Below are the records. List every line holding the word "React".

+ + + +

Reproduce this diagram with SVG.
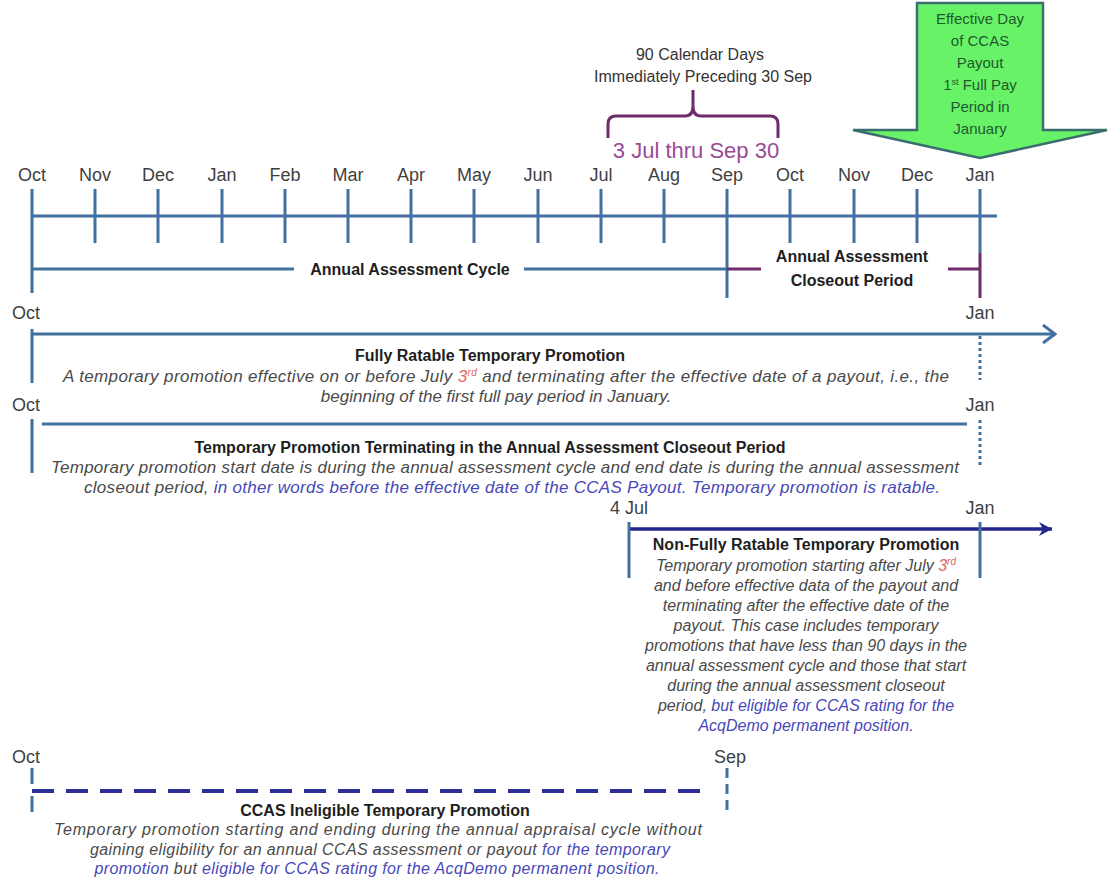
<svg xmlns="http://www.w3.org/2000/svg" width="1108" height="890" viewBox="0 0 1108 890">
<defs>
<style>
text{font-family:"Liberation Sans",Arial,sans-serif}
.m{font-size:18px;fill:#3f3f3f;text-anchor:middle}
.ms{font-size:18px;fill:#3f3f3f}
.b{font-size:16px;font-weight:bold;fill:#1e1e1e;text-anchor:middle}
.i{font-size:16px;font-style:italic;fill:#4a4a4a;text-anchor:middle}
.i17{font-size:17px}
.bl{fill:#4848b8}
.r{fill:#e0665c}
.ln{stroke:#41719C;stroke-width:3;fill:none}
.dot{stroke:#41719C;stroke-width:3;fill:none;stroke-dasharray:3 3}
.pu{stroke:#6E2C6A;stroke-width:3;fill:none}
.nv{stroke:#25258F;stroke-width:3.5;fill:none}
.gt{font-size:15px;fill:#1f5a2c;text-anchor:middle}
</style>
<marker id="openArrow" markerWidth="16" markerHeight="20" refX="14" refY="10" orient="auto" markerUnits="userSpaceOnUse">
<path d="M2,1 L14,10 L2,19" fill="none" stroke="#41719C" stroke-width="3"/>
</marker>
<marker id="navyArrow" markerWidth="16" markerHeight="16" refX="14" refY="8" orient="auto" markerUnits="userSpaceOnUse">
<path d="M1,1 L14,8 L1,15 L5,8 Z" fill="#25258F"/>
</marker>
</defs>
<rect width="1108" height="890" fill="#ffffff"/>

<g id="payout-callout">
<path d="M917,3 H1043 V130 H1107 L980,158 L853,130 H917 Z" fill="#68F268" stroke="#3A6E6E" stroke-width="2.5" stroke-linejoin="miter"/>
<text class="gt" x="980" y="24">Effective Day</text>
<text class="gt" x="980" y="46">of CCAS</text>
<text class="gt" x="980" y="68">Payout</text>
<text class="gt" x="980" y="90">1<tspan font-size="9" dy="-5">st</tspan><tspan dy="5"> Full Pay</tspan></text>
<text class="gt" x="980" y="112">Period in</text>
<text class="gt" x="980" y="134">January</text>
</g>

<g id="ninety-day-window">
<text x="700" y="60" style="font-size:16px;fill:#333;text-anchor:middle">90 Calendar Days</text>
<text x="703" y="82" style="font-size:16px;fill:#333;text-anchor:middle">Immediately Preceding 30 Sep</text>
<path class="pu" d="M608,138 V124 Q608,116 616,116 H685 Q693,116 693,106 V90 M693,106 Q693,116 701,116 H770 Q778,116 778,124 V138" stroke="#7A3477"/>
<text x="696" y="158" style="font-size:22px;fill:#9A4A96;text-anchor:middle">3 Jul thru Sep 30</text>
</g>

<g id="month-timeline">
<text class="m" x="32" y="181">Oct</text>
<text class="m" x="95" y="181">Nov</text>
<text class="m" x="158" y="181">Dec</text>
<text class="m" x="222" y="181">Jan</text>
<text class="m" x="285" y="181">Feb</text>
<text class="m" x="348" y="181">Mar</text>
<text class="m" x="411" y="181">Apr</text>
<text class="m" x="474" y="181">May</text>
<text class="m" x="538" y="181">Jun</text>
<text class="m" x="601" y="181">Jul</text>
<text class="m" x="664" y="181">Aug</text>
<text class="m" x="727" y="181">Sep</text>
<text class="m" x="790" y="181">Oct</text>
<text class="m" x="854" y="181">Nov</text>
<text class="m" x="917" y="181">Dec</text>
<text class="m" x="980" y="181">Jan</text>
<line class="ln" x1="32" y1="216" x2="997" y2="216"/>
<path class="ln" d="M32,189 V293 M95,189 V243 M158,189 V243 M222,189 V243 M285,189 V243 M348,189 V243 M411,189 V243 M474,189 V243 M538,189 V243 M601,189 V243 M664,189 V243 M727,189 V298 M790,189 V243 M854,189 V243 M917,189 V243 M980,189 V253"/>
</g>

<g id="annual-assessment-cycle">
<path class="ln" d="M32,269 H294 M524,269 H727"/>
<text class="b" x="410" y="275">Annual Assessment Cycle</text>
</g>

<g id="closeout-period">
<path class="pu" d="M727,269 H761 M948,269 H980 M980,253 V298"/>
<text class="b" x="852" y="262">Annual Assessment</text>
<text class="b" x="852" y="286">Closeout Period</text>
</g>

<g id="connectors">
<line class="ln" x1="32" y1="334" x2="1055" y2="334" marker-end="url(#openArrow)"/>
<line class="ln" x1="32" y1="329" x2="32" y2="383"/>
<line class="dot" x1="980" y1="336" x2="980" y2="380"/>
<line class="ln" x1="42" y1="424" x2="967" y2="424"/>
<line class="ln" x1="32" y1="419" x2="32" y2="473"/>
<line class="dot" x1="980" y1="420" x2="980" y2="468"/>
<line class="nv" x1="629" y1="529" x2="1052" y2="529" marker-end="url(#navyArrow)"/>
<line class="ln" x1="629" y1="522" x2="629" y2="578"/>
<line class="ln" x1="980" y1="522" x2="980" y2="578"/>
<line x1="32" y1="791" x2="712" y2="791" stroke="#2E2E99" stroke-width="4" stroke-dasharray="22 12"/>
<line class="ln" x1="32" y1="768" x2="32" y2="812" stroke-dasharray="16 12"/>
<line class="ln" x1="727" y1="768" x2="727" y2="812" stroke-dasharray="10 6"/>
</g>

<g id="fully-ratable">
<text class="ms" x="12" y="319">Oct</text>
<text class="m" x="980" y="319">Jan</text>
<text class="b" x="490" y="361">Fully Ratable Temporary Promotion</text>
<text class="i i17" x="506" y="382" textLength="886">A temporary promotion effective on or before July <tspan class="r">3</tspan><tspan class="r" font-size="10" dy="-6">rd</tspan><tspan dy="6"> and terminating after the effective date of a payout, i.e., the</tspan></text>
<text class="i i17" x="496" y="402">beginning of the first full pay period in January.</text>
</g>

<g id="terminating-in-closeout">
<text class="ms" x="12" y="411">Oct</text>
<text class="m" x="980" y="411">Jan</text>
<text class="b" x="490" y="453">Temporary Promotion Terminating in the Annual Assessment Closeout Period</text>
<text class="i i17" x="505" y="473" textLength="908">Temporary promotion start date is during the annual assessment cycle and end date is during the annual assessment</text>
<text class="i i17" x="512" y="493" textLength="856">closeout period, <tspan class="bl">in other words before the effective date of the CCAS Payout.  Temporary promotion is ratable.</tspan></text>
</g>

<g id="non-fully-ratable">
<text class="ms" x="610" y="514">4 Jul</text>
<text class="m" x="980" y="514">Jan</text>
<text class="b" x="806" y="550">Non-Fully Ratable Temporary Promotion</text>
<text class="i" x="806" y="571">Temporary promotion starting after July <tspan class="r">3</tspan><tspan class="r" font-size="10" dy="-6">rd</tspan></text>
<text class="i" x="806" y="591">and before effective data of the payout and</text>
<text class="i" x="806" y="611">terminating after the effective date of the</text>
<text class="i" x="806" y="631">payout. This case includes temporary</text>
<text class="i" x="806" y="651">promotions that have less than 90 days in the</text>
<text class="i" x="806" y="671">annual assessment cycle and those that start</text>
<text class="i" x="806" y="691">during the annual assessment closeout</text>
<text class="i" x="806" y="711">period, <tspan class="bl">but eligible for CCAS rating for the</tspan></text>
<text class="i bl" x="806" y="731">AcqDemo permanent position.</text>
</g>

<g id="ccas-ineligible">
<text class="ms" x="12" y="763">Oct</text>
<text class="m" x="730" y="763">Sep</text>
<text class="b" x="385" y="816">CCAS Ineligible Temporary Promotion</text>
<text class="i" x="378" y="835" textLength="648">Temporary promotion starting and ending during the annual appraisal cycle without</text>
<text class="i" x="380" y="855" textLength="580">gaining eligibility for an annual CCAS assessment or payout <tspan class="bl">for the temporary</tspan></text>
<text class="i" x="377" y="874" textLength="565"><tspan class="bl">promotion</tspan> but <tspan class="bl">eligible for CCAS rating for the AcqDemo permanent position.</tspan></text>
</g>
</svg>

+ + + +

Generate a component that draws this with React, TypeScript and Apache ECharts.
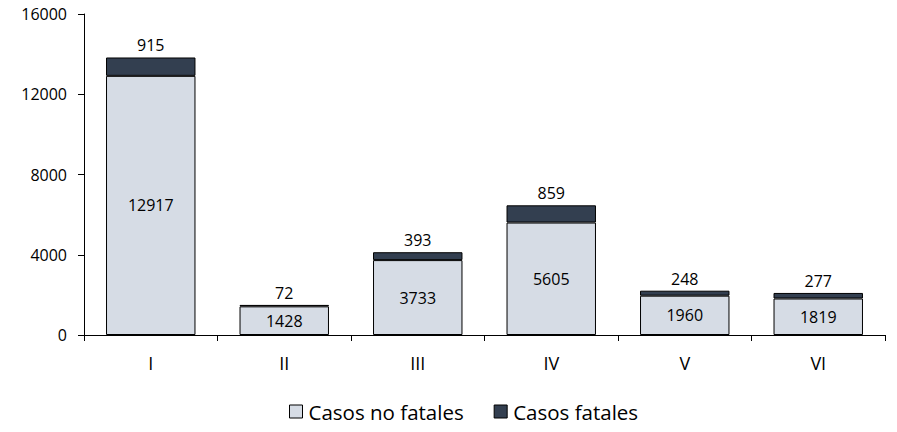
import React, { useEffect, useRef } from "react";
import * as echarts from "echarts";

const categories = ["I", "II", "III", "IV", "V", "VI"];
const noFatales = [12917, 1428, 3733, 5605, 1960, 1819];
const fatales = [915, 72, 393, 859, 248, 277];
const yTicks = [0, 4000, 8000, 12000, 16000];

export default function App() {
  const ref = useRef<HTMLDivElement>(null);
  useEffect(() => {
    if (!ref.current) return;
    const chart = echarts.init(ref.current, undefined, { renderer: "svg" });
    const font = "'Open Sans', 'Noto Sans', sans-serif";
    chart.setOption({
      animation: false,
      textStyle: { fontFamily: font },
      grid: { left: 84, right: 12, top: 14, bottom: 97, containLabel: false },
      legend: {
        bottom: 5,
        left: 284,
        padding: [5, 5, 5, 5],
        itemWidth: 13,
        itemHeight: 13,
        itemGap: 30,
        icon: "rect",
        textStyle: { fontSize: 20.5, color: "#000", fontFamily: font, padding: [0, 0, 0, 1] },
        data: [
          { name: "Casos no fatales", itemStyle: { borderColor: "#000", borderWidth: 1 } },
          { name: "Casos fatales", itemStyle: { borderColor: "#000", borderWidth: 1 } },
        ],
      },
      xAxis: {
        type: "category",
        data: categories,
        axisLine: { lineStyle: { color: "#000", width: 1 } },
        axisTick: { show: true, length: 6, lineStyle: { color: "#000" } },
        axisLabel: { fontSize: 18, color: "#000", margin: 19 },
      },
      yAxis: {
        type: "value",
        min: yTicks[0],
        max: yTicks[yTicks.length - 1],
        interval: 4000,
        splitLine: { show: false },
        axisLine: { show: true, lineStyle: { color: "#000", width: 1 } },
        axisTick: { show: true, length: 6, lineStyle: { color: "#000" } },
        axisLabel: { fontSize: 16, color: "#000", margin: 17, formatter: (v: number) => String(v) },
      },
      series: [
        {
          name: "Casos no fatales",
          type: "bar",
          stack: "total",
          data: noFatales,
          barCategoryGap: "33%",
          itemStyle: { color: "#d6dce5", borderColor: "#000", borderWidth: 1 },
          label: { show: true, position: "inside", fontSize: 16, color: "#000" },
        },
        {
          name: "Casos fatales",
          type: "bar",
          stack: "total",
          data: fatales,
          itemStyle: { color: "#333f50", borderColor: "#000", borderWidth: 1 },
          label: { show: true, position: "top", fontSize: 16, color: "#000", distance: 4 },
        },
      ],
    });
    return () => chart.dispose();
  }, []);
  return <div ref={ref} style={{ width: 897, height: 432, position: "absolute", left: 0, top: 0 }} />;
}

+ + + +

* [ANSWER TO THE TASK]
Generate a component that draws this with React, TypeScript and Apache ECharts.
import React, { useEffect, useRef } from "react";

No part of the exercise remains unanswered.